While it’s hard to come up with a universally accepted definition of intelligence, we know it has multiple components, says Didau, some of which are more genetically determined than others. With traits such as mental acuity and speed of information processing, “what you’ve got is all you’ll ever have,” but one important thing schools can influence, he argues, is the “quantity and quality of what children know”.

He doesn’t make a big fanfare about it, but this is essentially his underpinning for the knowledge agenda in schools.

In fact, he argues, if we fail to teach knowledge, we will disproportionately disadvantage the disadvantaged.

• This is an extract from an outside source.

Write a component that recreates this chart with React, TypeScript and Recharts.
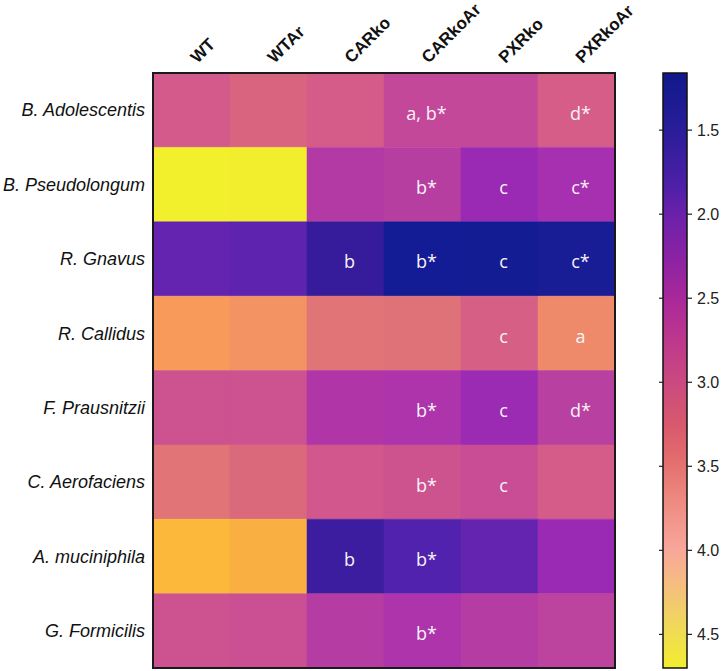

This is because some cognitive skills are just easier to learn – they are the ones that we are predisposed to pick up through observation and include problem-solving, collaboration, creativity and critical thinking.

You’ll notice that these are the same attributes commonly referred to as “21st-century skills”. Didau challenges us to think of these instead as “Stone Age skills”, because they are “biologically primary” – ie, kids can learn them by copying.

What they can’t learn by copying is “secondary” knowledge, stuff that has to be taught explicitly, and if schools don’t teach this, it’s only the privileged kids that will get it – thus increasing disadvantage. His argument has nuance, acknowledging that some children will come from homes where even the primary skills need to be taught, thus justifying their inclusion in early years education.

In chapter two, Didau scores a stealth goal for knowledge transmission over discovery learning, by piggybacking it in off the argument that throughout human evolution, social learning (wisdom of the tribe) has been more efficient than asocial learning (trial and error). I can’t work out whether this is a stroke of genius or a Jedi mind trick. In any case, it merits discussion, and he makes a compelling argument for schools being a place where the accumulated wisdom of the tribe is transmitted, rather than where children “tinker around the margins of human culture, maybe discovering something useful”.

Didau scores a stealth goal for knowledge transmission over discovery learning

Referencing well-respected academic findings that suggest genetics and peer group are more important than parenting in determining life outcomes, he argues that schools are well placed to curate the peer-group experience. Successful schools in disadvantaged areas often work, he thinks, by creating the sense for pupils that they are part of a privileged “in-group” that values learning. The important thing is to help children develop habits that will serve them well in the long term.

Didau is careful to point out that the “science of behavioural genetics is probabilistic not deterministic”. In fact, he points out, the impact of genetics is much higher for those from privileged backgrounds. “Your genes might indicate something about your potential, but you’re far less likely to develop a high IQ if you’re abused and neglected.”

Environment matters most for those from disadvantaged backgrounds, so the culture of a school is crucial. This is a scientific justification for the social justice heart of the trad manifesto (which those who align more with a progressive view of education don’t always acknowledge!).

In his chapter on what knowledge schools should teach, he makes an impassioned case for a broad, powerful, culturally rich, coherent curriculum that children should be not only taught, but encouraged to critique.

Whether or not you end up agreeing with all his points, he writes beautifully and presents thoughtful arguments that deserve to be debated. It is a work of maturity that strives genuinely to take into account the counter arguments to his points. Oh, and with a Tango-orange cover that almost wills the reader to think “yes, I can – I can make these kids cleverer, dammit!” what’s not to love?